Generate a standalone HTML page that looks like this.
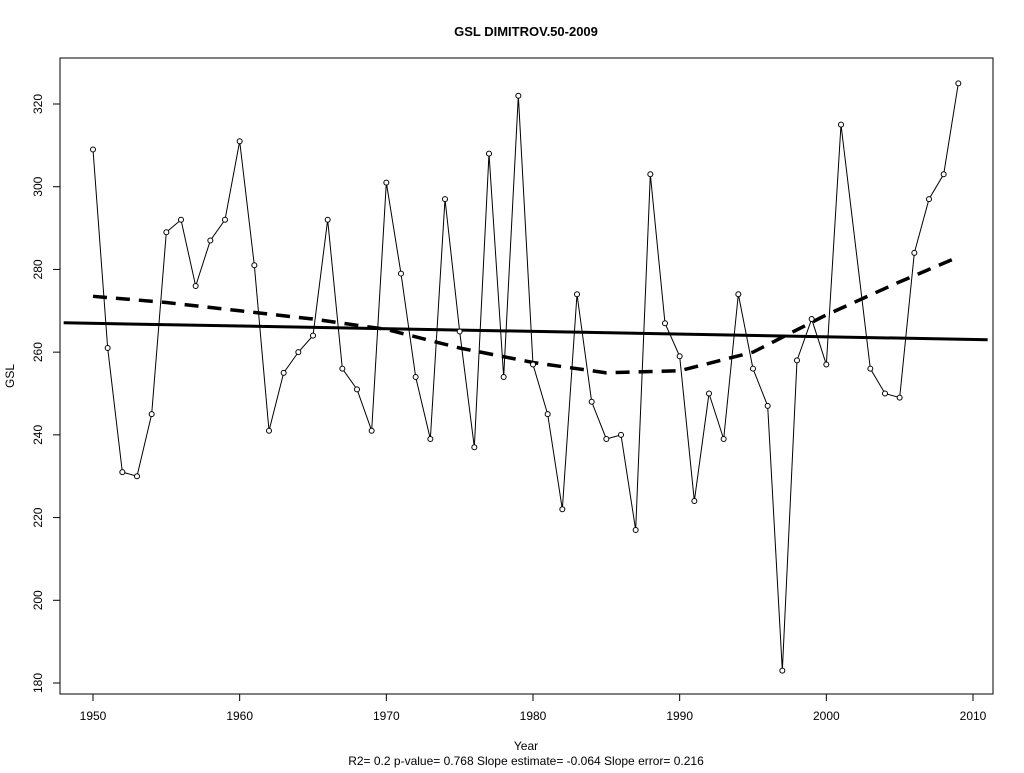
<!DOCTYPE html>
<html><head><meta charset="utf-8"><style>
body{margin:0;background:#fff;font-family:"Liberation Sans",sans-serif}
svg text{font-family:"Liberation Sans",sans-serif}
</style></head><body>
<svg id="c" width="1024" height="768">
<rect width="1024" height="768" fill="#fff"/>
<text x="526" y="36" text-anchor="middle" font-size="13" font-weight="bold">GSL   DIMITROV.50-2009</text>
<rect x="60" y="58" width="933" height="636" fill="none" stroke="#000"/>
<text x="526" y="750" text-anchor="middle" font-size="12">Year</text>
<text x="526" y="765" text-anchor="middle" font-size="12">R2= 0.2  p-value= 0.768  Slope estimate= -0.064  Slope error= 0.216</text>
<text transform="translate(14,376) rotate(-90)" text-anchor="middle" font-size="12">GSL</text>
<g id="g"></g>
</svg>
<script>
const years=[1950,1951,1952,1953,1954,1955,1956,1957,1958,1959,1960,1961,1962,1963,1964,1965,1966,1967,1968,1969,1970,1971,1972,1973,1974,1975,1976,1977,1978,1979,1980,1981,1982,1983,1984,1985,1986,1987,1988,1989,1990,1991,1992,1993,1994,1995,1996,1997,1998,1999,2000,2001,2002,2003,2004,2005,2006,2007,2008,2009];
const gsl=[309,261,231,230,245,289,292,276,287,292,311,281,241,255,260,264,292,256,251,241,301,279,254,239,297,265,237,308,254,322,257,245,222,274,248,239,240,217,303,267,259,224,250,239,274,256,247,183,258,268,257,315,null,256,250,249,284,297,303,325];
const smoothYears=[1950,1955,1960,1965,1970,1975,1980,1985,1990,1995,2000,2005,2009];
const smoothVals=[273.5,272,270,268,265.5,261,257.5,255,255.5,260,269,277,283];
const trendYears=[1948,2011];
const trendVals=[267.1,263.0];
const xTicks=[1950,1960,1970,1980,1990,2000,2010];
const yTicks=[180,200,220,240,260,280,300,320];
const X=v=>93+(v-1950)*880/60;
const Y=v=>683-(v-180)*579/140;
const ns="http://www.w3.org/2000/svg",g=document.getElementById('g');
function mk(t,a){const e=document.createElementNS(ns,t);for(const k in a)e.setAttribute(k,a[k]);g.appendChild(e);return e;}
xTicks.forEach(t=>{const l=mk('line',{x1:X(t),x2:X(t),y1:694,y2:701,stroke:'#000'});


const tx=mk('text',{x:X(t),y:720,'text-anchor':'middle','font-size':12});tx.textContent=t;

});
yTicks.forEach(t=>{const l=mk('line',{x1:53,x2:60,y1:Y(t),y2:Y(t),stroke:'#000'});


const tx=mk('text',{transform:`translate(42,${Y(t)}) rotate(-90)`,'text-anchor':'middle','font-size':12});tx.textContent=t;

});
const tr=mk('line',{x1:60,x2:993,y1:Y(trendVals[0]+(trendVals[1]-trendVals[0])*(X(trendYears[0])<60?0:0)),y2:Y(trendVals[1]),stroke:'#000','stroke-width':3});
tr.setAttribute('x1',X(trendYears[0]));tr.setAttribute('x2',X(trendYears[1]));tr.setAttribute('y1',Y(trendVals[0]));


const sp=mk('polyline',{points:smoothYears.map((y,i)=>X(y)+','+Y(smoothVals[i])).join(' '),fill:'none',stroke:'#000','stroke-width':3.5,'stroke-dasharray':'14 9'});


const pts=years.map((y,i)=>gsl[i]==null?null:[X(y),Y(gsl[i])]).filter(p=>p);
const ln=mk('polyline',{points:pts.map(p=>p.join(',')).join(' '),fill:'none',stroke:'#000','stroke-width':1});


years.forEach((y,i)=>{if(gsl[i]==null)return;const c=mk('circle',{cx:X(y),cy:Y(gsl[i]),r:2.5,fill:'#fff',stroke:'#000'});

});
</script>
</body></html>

::::::

Problem details:
Give back every line exactly as it stands, pictures excluded.

Response to the exercise:
Generate a standalone HTML page that looks like this.
<!DOCTYPE html>
<html><head><meta charset="utf-8"><style>
body{margin:0;background:#fff;font-family:"Liberation Sans",sans-serif}
svg text{font-family:"Liberation Sans",sans-serif}
</style></head><body>
<svg id="c" width="1024" height="768">
<rect width="1024" height="768" fill="#fff"/>
<text x="526" y="36" text-anchor="middle" font-size="13" font-weight="bold">GSL   DIMITROV.50-2009</text>
<rect x="60" y="58" width="933" height="636" fill="none" stroke="#000"/>
<text x="526" y="750" text-anchor="middle" font-size="12">Year</text>
<text x="526" y="765" text-anchor="middle" font-size="12">R2= 0.2  p-value= 0.768  Slope estimate= -0.064  Slope error= 0.216</text>
<text transform="translate(14,376) rotate(-90)" text-anchor="middle" font-size="12">GSL</text>
<g id="g"></g>
</svg>
<script>
const years=[1950,1951,1952,1953,1954,1955,1956,1957,1958,1959,1960,1961,1962,1963,1964,1965,1966,1967,1968,1969,1970,1971,1972,1973,1974,1975,1976,1977,1978,1979,1980,1981,1982,1983,1984,1985,1986,1987,1988,1989,1990,1991,1992,1993,1994,1995,1996,1997,1998,1999,2000,2001,2002,2003,2004,2005,2006,2007,2008,2009];
const gsl=[309,261,231,230,245,289,292,276,287,292,311,281,241,255,260,264,292,256,251,241,301,279,254,239,297,265,237,308,254,322,257,245,222,274,248,239,240,217,303,267,259,224,250,239,274,256,247,183,258,268,257,315,null,256,250,249,284,297,303,325];
const smoothYears=[1950,1955,1960,1965,1970,1975,1980,1985,1990,1995,2000,2005,2009];
const smoothVals=[273.5,272,270,268,265.5,261,257.5,255,255.5,260,269,277,283];
const trendYears=[1948,2011];
const trendVals=[267.1,263.0];
const xTicks=[1950,1960,1970,1980,1990,2000,2010];
const yTicks=[180,200,220,240,260,280,300,320];
const X=v=>93+(v-1950)*880/60;
const Y=v=>683-(v-180)*579/140;
const ns="http://www.w3.org/2000/svg",g=document.getElementById('g');
function mk(t,a){const e=document.createElementNS(ns,t);for(const k in a)e.setAttribute(k,a[k]);g.appendChild(e);return e;}
xTicks.forEach(t=>{const l=mk('line',{x1:X(t),x2:X(t),y1:694,y2:701,stroke:'#000'});


const tx=mk('text',{x:X(t),y:720,'text-anchor':'middle','font-size':12});tx.textContent=t;

});
yTicks.forEach(t=>{const l=mk('line',{x1:53,x2:60,y1:Y(t),y2:Y(t),stroke:'#000'});


const tx=mk('text',{transform:`translate(42,${Y(t)}) rotate(-90)`,'text-anchor':'middle','font-size':12});tx.textContent=t;

});
const tr=mk('line',{x1:60,x2:993,y1:Y(trendVals[0]+(trendVals[1]-trendVals[0])*(X(trendYears[0])<60?0:0)),y2:Y(trendVals[1]),stroke:'#000','stroke-width':3});
tr.setAttribute('x1',X(trendYears[0]));tr.setAttribute('x2',X(trendYears[1]));tr.setAttribute('y1',Y(trendVals[0]));


const sp=mk('polyline',{points:smoothYears.map((y,i)=>X(y)+','+Y(smoothVals[i])).join(' '),fill:'none',stroke:'#000','stroke-width':3.5,'stroke-dasharray':'14 9'});


const pts=years.map((y,i)=>gsl[i]==null?null:[X(y),Y(gsl[i])]).filter(p=>p);
const ln=mk('polyline',{points:pts.map(p=>p.join(',')).join(' '),fill:'none',stroke:'#000','stroke-width':1});


years.forEach((y,i)=>{if(gsl[i]==null)return;const c=mk('circle',{cx:X(y),cy:Y(gsl[i]),r:2.5,fill:'#fff',stroke:'#000'});

});
</script>
</body></html>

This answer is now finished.